SUPPLIED MATERIAL:
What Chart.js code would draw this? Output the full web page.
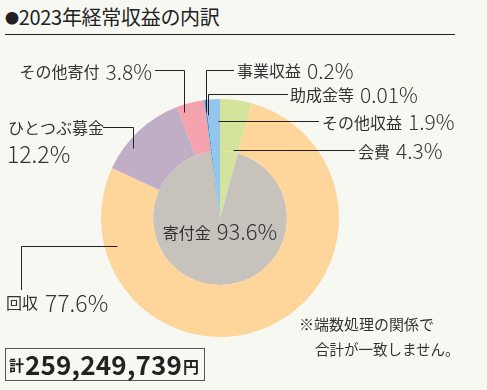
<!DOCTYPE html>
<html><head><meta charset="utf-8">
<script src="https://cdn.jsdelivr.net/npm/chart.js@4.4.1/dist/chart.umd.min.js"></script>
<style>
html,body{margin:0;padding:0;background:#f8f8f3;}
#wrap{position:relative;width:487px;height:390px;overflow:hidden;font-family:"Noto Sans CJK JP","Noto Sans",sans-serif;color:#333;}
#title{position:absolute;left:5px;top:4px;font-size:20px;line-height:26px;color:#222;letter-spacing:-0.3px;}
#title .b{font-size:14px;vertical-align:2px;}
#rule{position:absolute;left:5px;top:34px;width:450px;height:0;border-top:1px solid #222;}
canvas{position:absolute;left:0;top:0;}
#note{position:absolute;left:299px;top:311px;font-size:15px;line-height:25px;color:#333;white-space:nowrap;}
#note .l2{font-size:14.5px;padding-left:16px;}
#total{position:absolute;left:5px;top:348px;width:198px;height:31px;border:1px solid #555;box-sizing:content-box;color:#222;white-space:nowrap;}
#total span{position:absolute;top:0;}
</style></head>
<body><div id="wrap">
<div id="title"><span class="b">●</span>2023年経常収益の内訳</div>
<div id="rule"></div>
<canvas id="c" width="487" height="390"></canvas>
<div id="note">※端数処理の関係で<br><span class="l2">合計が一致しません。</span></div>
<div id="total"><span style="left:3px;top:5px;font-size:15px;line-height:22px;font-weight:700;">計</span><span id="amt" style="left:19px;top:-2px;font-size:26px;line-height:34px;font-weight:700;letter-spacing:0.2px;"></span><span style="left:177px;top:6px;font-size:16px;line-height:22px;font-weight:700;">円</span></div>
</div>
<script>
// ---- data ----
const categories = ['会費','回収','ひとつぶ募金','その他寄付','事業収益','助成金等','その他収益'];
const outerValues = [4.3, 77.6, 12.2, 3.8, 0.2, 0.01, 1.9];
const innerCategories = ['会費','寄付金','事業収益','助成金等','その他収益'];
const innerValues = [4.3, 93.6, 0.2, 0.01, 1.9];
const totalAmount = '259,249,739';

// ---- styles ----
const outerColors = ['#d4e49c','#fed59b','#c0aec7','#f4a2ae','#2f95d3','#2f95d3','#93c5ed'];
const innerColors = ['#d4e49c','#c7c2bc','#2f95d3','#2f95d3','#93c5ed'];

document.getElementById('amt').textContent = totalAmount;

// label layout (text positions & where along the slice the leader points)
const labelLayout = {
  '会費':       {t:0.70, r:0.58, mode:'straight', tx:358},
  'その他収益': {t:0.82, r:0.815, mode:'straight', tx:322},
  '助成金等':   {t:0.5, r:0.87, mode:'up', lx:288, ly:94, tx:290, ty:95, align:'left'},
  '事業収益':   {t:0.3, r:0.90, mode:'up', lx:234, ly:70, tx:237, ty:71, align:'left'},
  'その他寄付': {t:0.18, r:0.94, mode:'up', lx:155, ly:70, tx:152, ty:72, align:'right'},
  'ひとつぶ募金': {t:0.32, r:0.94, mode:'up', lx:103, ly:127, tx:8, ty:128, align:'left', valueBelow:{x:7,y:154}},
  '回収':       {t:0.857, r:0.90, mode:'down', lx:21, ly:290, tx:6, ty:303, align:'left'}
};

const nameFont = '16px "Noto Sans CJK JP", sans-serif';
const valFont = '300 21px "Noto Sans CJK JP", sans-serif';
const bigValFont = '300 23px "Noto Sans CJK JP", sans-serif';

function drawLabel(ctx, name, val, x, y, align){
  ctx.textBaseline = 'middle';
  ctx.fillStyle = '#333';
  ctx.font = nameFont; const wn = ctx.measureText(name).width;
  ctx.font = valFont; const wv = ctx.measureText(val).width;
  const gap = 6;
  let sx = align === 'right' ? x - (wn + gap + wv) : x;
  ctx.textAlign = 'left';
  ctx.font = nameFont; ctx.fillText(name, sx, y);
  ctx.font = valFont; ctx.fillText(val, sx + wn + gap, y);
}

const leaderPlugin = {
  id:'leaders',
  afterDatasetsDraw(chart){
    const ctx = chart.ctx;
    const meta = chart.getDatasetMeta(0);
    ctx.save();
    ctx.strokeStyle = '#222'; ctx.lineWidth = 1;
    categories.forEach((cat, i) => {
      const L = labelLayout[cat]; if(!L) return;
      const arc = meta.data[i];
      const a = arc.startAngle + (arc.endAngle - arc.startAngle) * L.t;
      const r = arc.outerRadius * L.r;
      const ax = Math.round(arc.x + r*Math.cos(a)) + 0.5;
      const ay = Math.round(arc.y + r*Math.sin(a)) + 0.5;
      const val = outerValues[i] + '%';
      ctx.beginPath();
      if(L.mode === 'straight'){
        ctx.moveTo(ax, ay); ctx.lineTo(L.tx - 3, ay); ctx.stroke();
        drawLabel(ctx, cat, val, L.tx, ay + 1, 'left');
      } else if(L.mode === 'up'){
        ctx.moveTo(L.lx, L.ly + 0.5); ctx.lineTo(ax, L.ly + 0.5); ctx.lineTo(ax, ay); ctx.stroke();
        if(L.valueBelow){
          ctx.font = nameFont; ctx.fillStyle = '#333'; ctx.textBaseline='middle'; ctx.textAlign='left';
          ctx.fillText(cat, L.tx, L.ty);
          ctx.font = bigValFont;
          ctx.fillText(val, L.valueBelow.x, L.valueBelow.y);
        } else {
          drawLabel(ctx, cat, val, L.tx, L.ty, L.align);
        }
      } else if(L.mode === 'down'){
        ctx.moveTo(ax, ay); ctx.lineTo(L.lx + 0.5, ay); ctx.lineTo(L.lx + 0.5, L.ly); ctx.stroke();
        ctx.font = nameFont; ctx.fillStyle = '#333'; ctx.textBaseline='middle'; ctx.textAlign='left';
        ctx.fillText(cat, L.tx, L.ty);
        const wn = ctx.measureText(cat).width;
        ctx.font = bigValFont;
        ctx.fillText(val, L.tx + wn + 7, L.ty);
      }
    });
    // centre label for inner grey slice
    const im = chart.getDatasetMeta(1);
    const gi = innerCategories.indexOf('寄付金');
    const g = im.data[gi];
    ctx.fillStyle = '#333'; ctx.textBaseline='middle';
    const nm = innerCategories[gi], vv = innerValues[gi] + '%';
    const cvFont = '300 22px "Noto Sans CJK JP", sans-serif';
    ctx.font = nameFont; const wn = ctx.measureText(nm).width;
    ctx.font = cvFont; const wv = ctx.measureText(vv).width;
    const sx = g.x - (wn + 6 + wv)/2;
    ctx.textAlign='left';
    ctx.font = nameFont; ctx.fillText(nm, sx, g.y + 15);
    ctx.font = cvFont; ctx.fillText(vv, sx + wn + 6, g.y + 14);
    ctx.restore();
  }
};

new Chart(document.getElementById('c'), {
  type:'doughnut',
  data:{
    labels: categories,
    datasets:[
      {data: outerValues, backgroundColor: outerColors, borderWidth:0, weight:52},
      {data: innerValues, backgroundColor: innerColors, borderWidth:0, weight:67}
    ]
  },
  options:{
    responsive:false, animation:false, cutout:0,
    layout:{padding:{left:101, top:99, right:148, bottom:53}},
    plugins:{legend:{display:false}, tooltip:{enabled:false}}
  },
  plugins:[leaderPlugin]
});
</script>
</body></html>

GOAL: Give again, word for word, every line from the top of the data through the line with "document.getElementById('amt').textContent = totalAmount;", both ends included, and exclude the pictures.

WRITTEN SOLUTION:
What Chart.js code would draw this? Output the full web page.
<!DOCTYPE html>
<html><head><meta charset="utf-8">
<script src="https://cdn.jsdelivr.net/npm/chart.js@4.4.1/dist/chart.umd.min.js"></script>
<style>
html,body{margin:0;padding:0;background:#f8f8f3;}
#wrap{position:relative;width:487px;height:390px;overflow:hidden;font-family:"Noto Sans CJK JP","Noto Sans",sans-serif;color:#333;}
#title{position:absolute;left:5px;top:4px;font-size:20px;line-height:26px;color:#222;letter-spacing:-0.3px;}
#title .b{font-size:14px;vertical-align:2px;}
#rule{position:absolute;left:5px;top:34px;width:450px;height:0;border-top:1px solid #222;}
canvas{position:absolute;left:0;top:0;}
#note{position:absolute;left:299px;top:311px;font-size:15px;line-height:25px;color:#333;white-space:nowrap;}
#note .l2{font-size:14.5px;padding-left:16px;}
#total{position:absolute;left:5px;top:348px;width:198px;height:31px;border:1px solid #555;box-sizing:content-box;color:#222;white-space:nowrap;}
#total span{position:absolute;top:0;}
</style></head>
<body><div id="wrap">
<div id="title"><span class="b">●</span>2023年経常収益の内訳</div>
<div id="rule"></div>
<canvas id="c" width="487" height="390"></canvas>
<div id="note">※端数処理の関係で<br><span class="l2">合計が一致しません。</span></div>
<div id="total"><span style="left:3px;top:5px;font-size:15px;line-height:22px;font-weight:700;">計</span><span id="amt" style="left:19px;top:-2px;font-size:26px;line-height:34px;font-weight:700;letter-spacing:0.2px;"></span><span style="left:177px;top:6px;font-size:16px;line-height:22px;font-weight:700;">円</span></div>
</div>
<script>
// ---- data ----
const categories = ['会費','回収','ひとつぶ募金','その他寄付','事業収益','助成金等','その他収益'];
const outerValues = [4.3, 77.6, 12.2, 3.8, 0.2, 0.01, 1.9];
const innerCategories = ['会費','寄付金','事業収益','助成金等','その他収益'];
const innerValues = [4.3, 93.6, 0.2, 0.01, 1.9];
const totalAmount = '259,249,739';

// ---- styles ----
const outerColors = ['#d4e49c','#fed59b','#c0aec7','#f4a2ae','#2f95d3','#2f95d3','#93c5ed'];
const innerColors = ['#d4e49c','#c7c2bc','#2f95d3','#2f95d3','#93c5ed'];

document.getElementById('amt').textContent = totalAmount;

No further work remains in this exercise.